Members of university history departments from across North Carolina are responding through letter campaigns to the recent announcement that Elizabeth City State University administrators are considering ending seven major programs. Some N.C. State faculty members are joining this response.
ECSU is considering removing history, physics, political science, and other majors from its curriculum. Members of the University of North Carolina-Chapel Hill and Duke University have already mailed letters of opposition. Jonathan Ocko, head of the History Department at N.C. State, said he is planning to send a letter from the department of history at N.C. State.
ECSU, a historically black university located in northeastern North Carolina, announced this month it will begin preliminary meetings to discuss several programs that the University of North Carolina System determined are “low productive.” ECSU Provost and Vice Chancellor Ali Khan recently said the cut is “still very much in the discussion stage.”
ECSU has experienced lower enrollment, a $5 million budget cut and dozens of layoffs in recent years, according to The News & Observer.

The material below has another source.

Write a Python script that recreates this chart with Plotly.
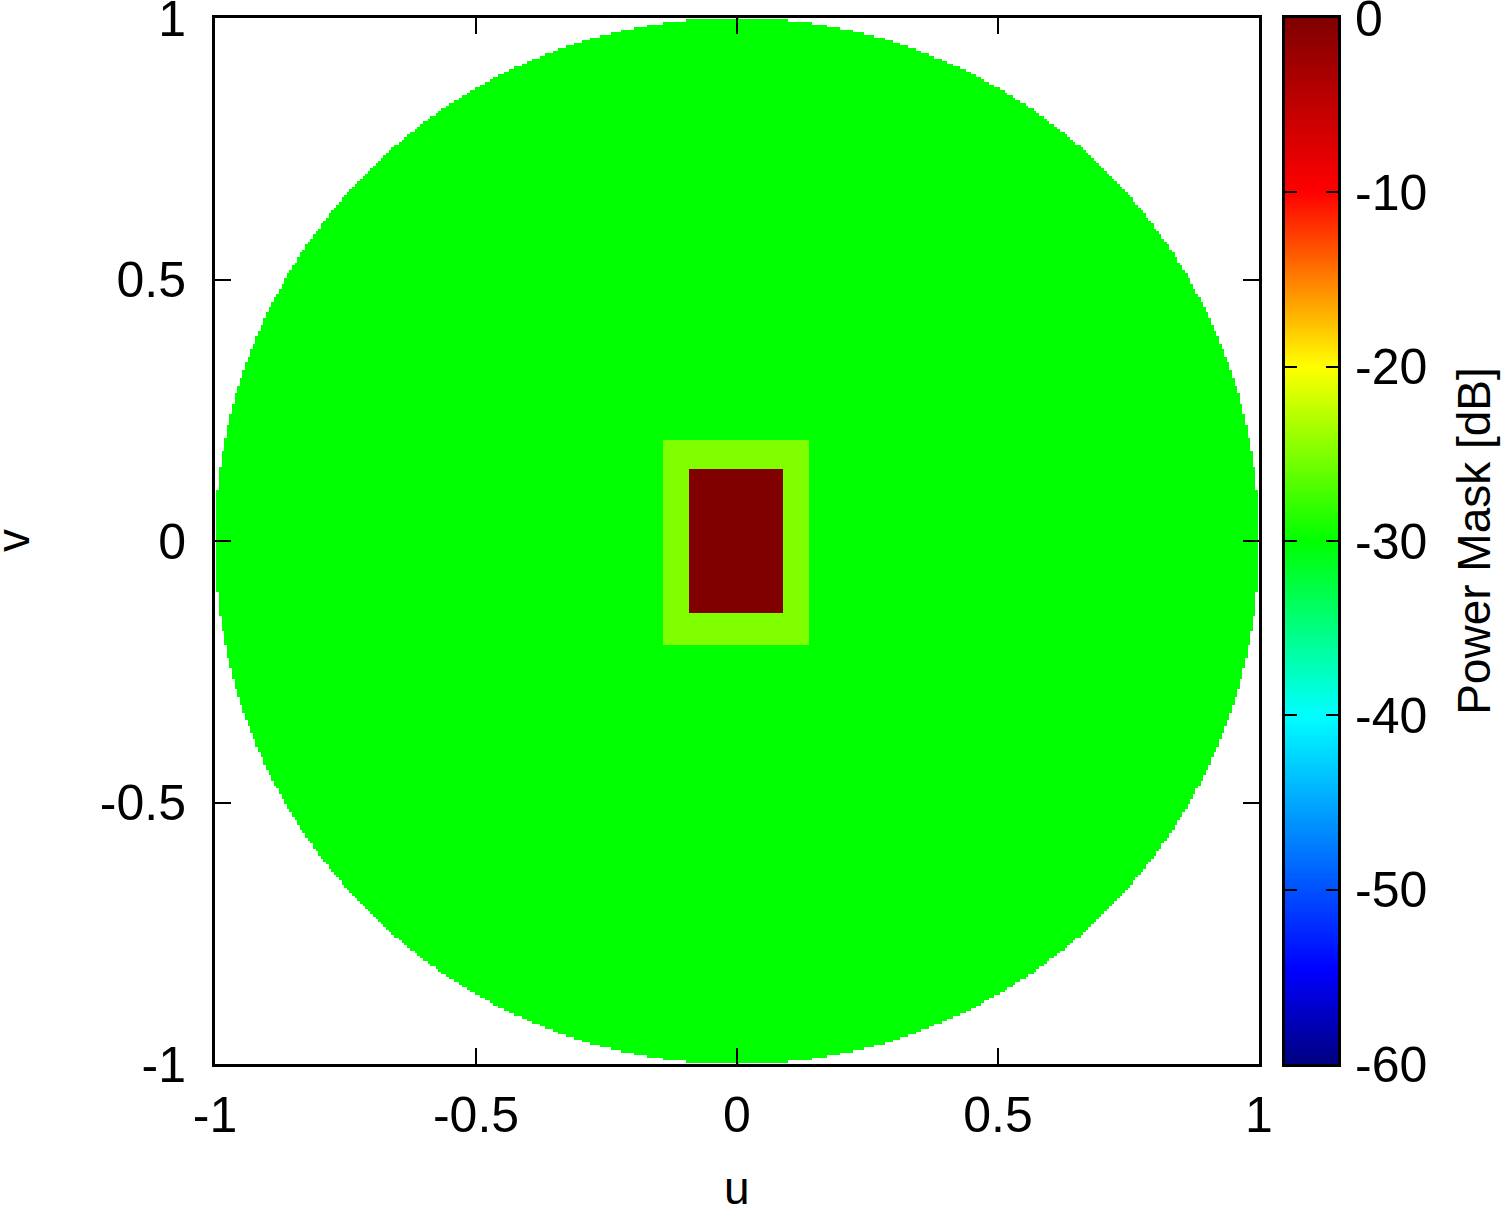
import numpy as np
import plotly.graph_objects as go

# ---- data: power mask regions (dB) ----
grid_u = np.linspace(-1, 1, 401)
grid_v = np.linspace(-1, 1, 401)
visible_level = -30.0          # inside unit circle
outer_rect_u = [-0.14, 0.135]
outer_rect_v = [-0.195, 0.19]
outer_rect_level = -25.0
inner_rect_u = [-0.09, 0.085]
inner_rect_v = [-0.135, 0.135]
inner_rect_level = 0.0
cb_min, cb_max = -60, 0
axis_ticks = [-1, -0.5, 0, 0.5, 1]
axis_ticktext = ["-1", "-0.5", "0", "0.5", "1"]
cb_ticks = [-60, -50, -40, -30, -20, -10, 0]
cb_ticktext = ["-60", "-50", "-40", "-30", "-20", "-10", "0"]

U, V = np.meshgrid(grid_u, grid_v)
Z = np.full(U.shape, np.nan)
Z[U**2 + V**2 <= 1.0] = visible_level
m = (U >= outer_rect_u[0]) & (U <= outer_rect_u[1]) & (V >= outer_rect_v[0]) & (V <= outer_rect_v[1])
Z[m] = outer_rect_level
m = (U >= inner_rect_u[0]) & (U <= inner_rect_u[1]) & (V >= inner_rect_v[0]) & (V <= inner_rect_v[1])
Z[m] = inner_rect_level

colorscale = [
    [0.0, "#000080"],
    [0.09, "#0000FF"],
    [1/3, "#00FFFF"],
    [0.5, "#00FF00"],
    [2/3, "#FFFF00"],
    [5/6, "#FF0000"],
    [1.0, "#800000"],
]

cb_vals = np.linspace(cb_min, cb_max, 601)

FONT = "Liberation Sans, Arial, Helvetica, sans-serif"

fig = go.Figure()
fig.add_trace(go.Heatmap(
    x=grid_u, y=grid_v, z=Z, zmin=cb_min, zmax=cb_max,
    colorscale=colorscale, showscale=False, zsmooth=False,
    hoverongaps=False, xaxis="x", yaxis="y"))
fig.add_trace(go.Heatmap(
    x=[0], y=cb_vals, z=cb_vals.reshape(-1, 1), zmin=cb_min, zmax=cb_max,
    colorscale=colorscale, showscale=False, xaxis="x2", yaxis="y2"))

W, H = 1501, 1208
l, t = 215, 18
b = H - 1064
r = W - 1338
pw = W - l - r
main_end = (1259 - 215) / pw
cb_start = (1285 - 215) / pw

axis_common = dict(
    showline=True, linewidth=3, linecolor="black", mirror="ticks",
    ticks="inside", ticklen=16, tickwidth=2, tickcolor="black",
    showgrid=False, zeroline=False, automargin=False,
    ticklabeloverflow="allow",
    tickfont=dict(family=FONT, size=50, color="black"),
)

fig.update_layout(
    width=W, height=H,
    margin=dict(l=l, r=r, t=t, b=b, autoexpand=False),
    paper_bgcolor="white", plot_bgcolor="white",
    font=dict(family=FONT, size=50, color="black"),
    xaxis=dict(domain=[0, main_end], range=[-1, 1], tickvals=axis_ticks, ticktext=axis_ticktext,
               ticklabelstandoff=5, anchor="y", **axis_common),
    yaxis=dict(domain=[0, 1], range=[-1, 1], tickvals=axis_ticks, ticktext=axis_ticktext,
               ticklabelstandoff=16, anchor="x", **axis_common),
    xaxis2=dict(domain=[cb_start, 1], range=[-0.5, 0.5], showline=True, linewidth=3,
                linecolor="black", mirror=True, showticklabels=False, ticks="",
                showgrid=False, zeroline=False, anchor="y2", automargin=False),
    yaxis2=dict(domain=[0, 1], range=[cb_min, cb_max], tickvals=cb_ticks, ticktext=cb_ticktext,
                side="right", anchor="x2", automargin=False, ticklabeloverflow="allow",
                title=dict(text="Power Mask [dB]", font=dict(family=FONT, size=46), standoff=32),
                ticklabelstandoff=4,
                showline=True, linewidth=3, linecolor="black", mirror="ticks",
                ticks="inside", ticklen=12, tickwidth=2, tickcolor="black",
                showgrid=False, zeroline=False,
                tickfont=dict(family=FONT, size=50, color="black")),
    annotations=[
        dict(text="v", textangle=-90, xref="paper", yref="paper",
             x=0, y=0.5, xanchor="center", yanchor="middle",
             xshift=-(l - 13), showarrow=False,
             font=dict(family=FONT, size=46, color="black")),
        dict(text="u", xref="x", yref="paper",
             x=0, y=0, xanchor="center", yanchor="middle",
             yshift=-124, showarrow=False,
             font=dict(family=FONT, size=46, color="black")),
    ],
)

fig.write_html("out.html", config={"displayModeBar": False},
               post_script="document.body.style.margin='0px';document.body.style.overflow='hidden';")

Ocko said the news was disappointing to hear.
“When you start eliminating the opportunity to focus on history, it can have a devastating effect,” Ocko said. “The humanities teach a broad array of analytical and critical skills.”
Ocko said these skills are just as necessary as technical skills taught in other disciplines.
“Humanities are about the human condition,” Ocko said. “Who we are, where we come from, how we think about things. Without these, students can be left with a very narrow, technical education with no awareness of how their actions affect groups of people.”
Ocko said he acknowledges ECSU had previously struggled to meet enrollment numbers, due to stricter admissions standards.
“However, cutting a core liberal art isn’t the answer,” Ocko said. “Offering a major teaches a disciplined way of thinking. Offering courses are only the introduction to that discipline.”
Ocko said ECSU’s history department currently prepares many of the K-12 social studies teachers for the 21-county region of northeastern North Carolina. If ECSU drops its area of study, Ocko said history department members are unsure of who will fill the void.
Ocko also said history majors at N.C. State have little need to worry. There are no plans to eliminate the history department at N.C. State, according to Ocko.